While the South African officials defended the arrests of Kenyan contractors as “immigration enforcement,” they also said the country would not seek to derail Trump’s effort to bring white South Africans to the U.S.
They repeatedly assured the charge d’affaires "that there had been no change in policy and South Africa would not interfere with the U.S. Refugee Admissions Program,” the summary said.
Botes and Thage recommended the U.S. increase American staff and contract out to South Africans rather than Kenyans to avoid future issues, the summary said.
The South African officials offered a “tepid pledge” to investigate the leak of a U.S. Citizenship and Immigration Services refugee officer's passport following the raid, an incident that the U.S. Embassy called “an unacceptable form of harassment” at the time, the summary said.
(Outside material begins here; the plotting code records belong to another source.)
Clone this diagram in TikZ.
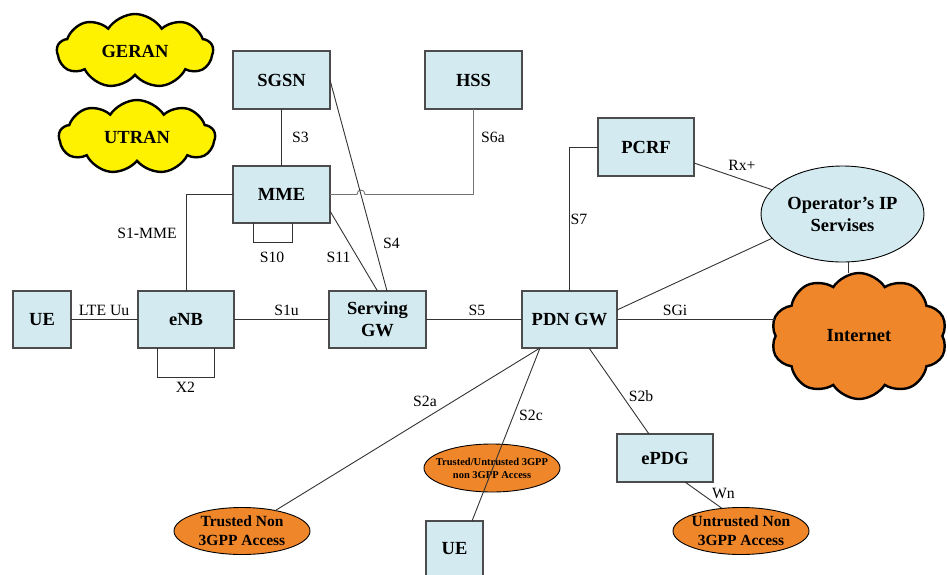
\documentclass[tikz,border=0pt]{standalone}
\usepackage{fontspec}
\setmainfont{Liberation Serif}
\usetikzlibrary{shapes.symbols,shapes.geometric}
\definecolor{boxblue}{HTML}{D3EAF0}
\definecolor{cloudorange}{HTML}{F0862A}
\definecolor{lineg}{HTML}{333333}
\tikzset{
  ent/.style={draw=black!70, line width=1.1pt, fill=boxblue, inner sep=0pt, outer sep=0pt,
    font=\fontsize{18.5}{22}\selectfont\bfseries, align=center},
  oval/.style={ellipse, draw=black, line width=0.9pt, fill=cloudorange, inner ysep=0pt, inner xsep=-4pt, outer sep=0pt,
    font=\fontsize{15.5}{19}\selectfont\bfseries, align=center},
  puff/.style={cloud, cloud puffs=9, cloud puff arc=115, aspect=2, draw=black, line width=2.4pt,
    inner sep=0pt, outer sep=0pt, font=\fontsize{18.5}{22}\selectfont\bfseries},
  conn/.style={draw=lineg, line width=0.9pt},
  lbl/.style={inner sep=0pt, font=\fontsize{15.7}{18}\selectfont},
}
\begin{document}
\begin{tikzpicture}[x=1pt,y=-1pt]
\useasboundingbox (0,0) rectangle (948,574);
% clouds
\node[puff, fill=yellow, minimum width=156, minimum height=74] (geran) at (135,51) {GERAN};
\node[puff, fill=yellow, minimum width=156, minimum height=74] (utran) at (137,137) {UTRAN};
\node[puff, fill=cloudorange, cloud puffs=10, minimum width=176, minimum height=126] (inet) at (859,336) {Internet};
% boxes
\node[ent, minimum width=97, minimum height=58] (sgsn) at (281.5,80) {SGSN};
\node[ent, minimum width=97, minimum height=58] (hss) at (473.5,80) {HSS};
\node[ent, minimum width=97, minimum height=57] (mme) at (281.5,194.5) {MME};
\node[ent, minimum width=96, minimum height=58] (pcrf) at (646,147) {PCRF};
\node[ent, minimum width=58, minimum height=57] (ue) at (42,319.5) {UE};
\node[ent, minimum width=96, minimum height=57] (enb) at (186,319.5) {eNB};
\node[ent, minimum width=97, minimum height=57] (sgw) at (377.5,319.5) {Serving\\GW};
\node[ent, minimum width=95, minimum height=57] (pdn) at (569.5,319.5) {PDN GW};
\node[ent, minimum width=96, minimum height=48] (epdg) at (665,458) {ePDG};
\node[ent, minimum width=57, minimum height=62, anchor=north] (ue2) at (454.5,521) {};
\node[font=\fontsize{18.5}{22}\selectfont\bfseries, inner sep=0pt] (ue2t) at (454.5,549) {UE};
% ellipses
\node[ellipse, draw=black, line width=0.9pt, fill=boxblue, inner sep=0pt, outer sep=0pt,
  minimum width=163, minimum height=96, font=\fontsize{18.5}{22}\selectfont\bfseries, align=center]
  (ops) at (842.5,214) {Operator’s IP\\Servises};
\node[oval, minimum width=136, minimum height=47] (tn) at (242,531) {Trusted Non\\3GPP Access};
\node[oval, minimum width=136, minimum height=47] (un) at (741,531) {Untrusted Non\\3GPP Access};
\node[oval, inner xsep=-9pt, minimum width=136, minimum height=48, font=\fontsize{10.5}{13}\selectfont\bfseries] (tu) at (492,468) {Trusted/Untrusted 3GPP\\non 3GPP Access};
% connectors
\draw[conn] (sgsn.south) -- (mme.north);
\draw[conn] (mme.west) -| (enb.north);
\draw[conn, draw=black!55] (mme.east) -- (357,194.5) .. controls (357,188.5) and (365,188.5) .. (365,194.5) -| (hss.south);
\draw[conn] (sgsn.east) -- ([xshift=9.5]sgw.north);
\draw[conn] ([yshift=-16.5]mme.east) -- (sgw.north);
\draw[conn] ([xshift=-28.5]mme.south) -- ++(0,19) -| ([xshift=10.5]mme.south);
\draw[conn] (ue.east) -- (enb.west);
\draw[conn] ([xshift=-29]enb.south) -- ++(0,29) -| ([xshift=28]enb.south);
\draw[conn] (enb.east) -- (sgw.west);
\draw[conn] (sgw.east) -- (pdn.west);
\draw[conn] (pcrf.west) -| (pdn.north);
\draw[conn] ([yshift=-16]pcrf.east) -- (ops.161);
\draw[conn] ([yshift=9.5]pdn.east) -- (ops.199);
\draw[conn] ([xshift=5.5]ops.south) -- ([xshift=5.5]ops.south |- inet.north);
\draw[conn] (pdn.east) -- (pdn.east -| inet.west);
\draw[conn] ([xshift=-29.5]pdn.south) -- (tn);
\draw[conn] ([xshift=-29.5]pdn.south) -- ([xshift=17.5]ue2.north);
\draw[conn] ([xshift=19.5]pdn.south) -- ([xshift=-16]epdg.north);
\draw[conn] ([xshift=20]epdg.south) -- (un.130);
% labels
\node[lbl] (l3) at (300.5,137) {S3};
\node[lbl] (l1mme) at (147,233) {S1-MME};
\node[lbl] (l10) at (272,257) {S10};
\node[lbl] (l11) at (338.5,257) {S11};
\node[lbl] (l4) at (391.5,243) {S4};
\node[lbl] (l6a) at (493,137.5) {S6a};
\node[lbl] (l7) at (579,219) {S7};
\node[lbl] (lrx) at (742,165.5) {Rx+};
\node[lbl] (luu) at (104,310) {LTE Uu};
\node[lbl] (l1u) at (286.5,310) {S1u};
\node[lbl] (lx2) at (185.5,387) {X2};
\node[lbl] (l2a) at (425,401) {S2a};
\node[lbl] (l5) at (477,310) {S5};
\node[lbl] (lsgi) at (675,310) {SGi};
\node[lbl] (l2c) at (531,415) {S2c};
\node[lbl] (l2b) at (641,396) {S2b};
\node[lbl] (lwn) at (723.5,493) {Wn};
\end{tikzpicture}
\end{document}
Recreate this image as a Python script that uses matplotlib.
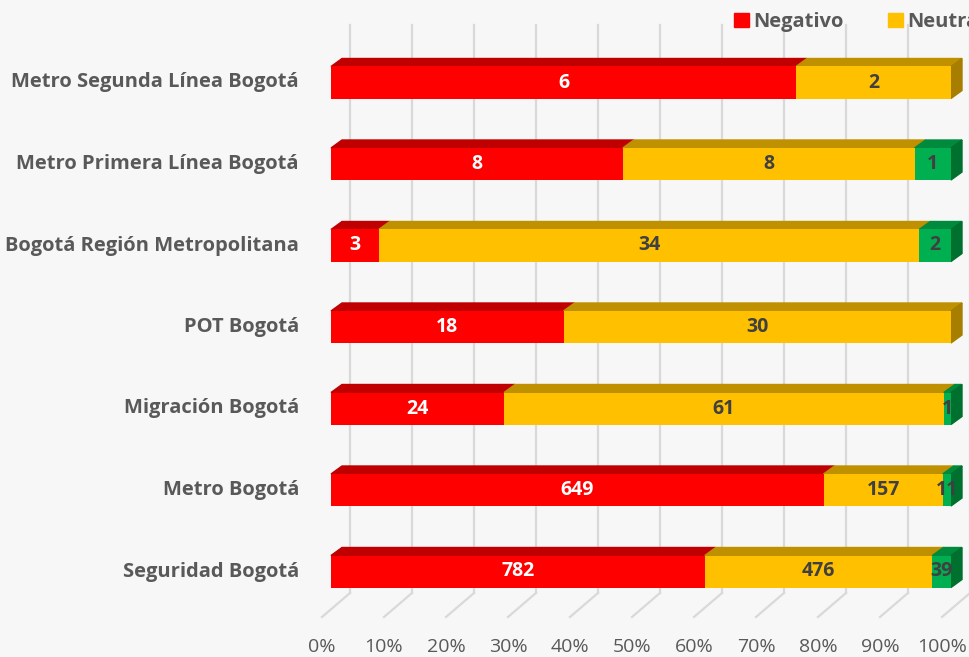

Thage "downplayed the USCIS incident," questioning the link between the passport leak and the South African government, according to the summary.
While Thage shifted the blame to a blogger who posted the image to X, Botes - the second-highest-ranking official in South Africa’s foreign ministry - called for more scrutiny, it said.
“Botes acknowledged the need to find out what happened, gave Thage a look that questioned why he would object to an investigation, and tasked Thage with following up on the issue,” the summary said.
TRUMP FOCUS ON AFRIKANERS
Dillard became charge d'affaires in Pretoria when the former top official, David Greene, departed in November. Greene had asked in a July cable to Washington whether non-whites could qualify for the refugee program, leading the top Trump appointee at the time to say the program was only for whites, Reuters reported at the time.
Trump set the refugee admissions target for fiscal year 2026 at 7,500 in October, the lowest level on record, with a focus on Afrikaners.
About 1,000 have entered since the first arrivals in May, two people familiar with the matter said.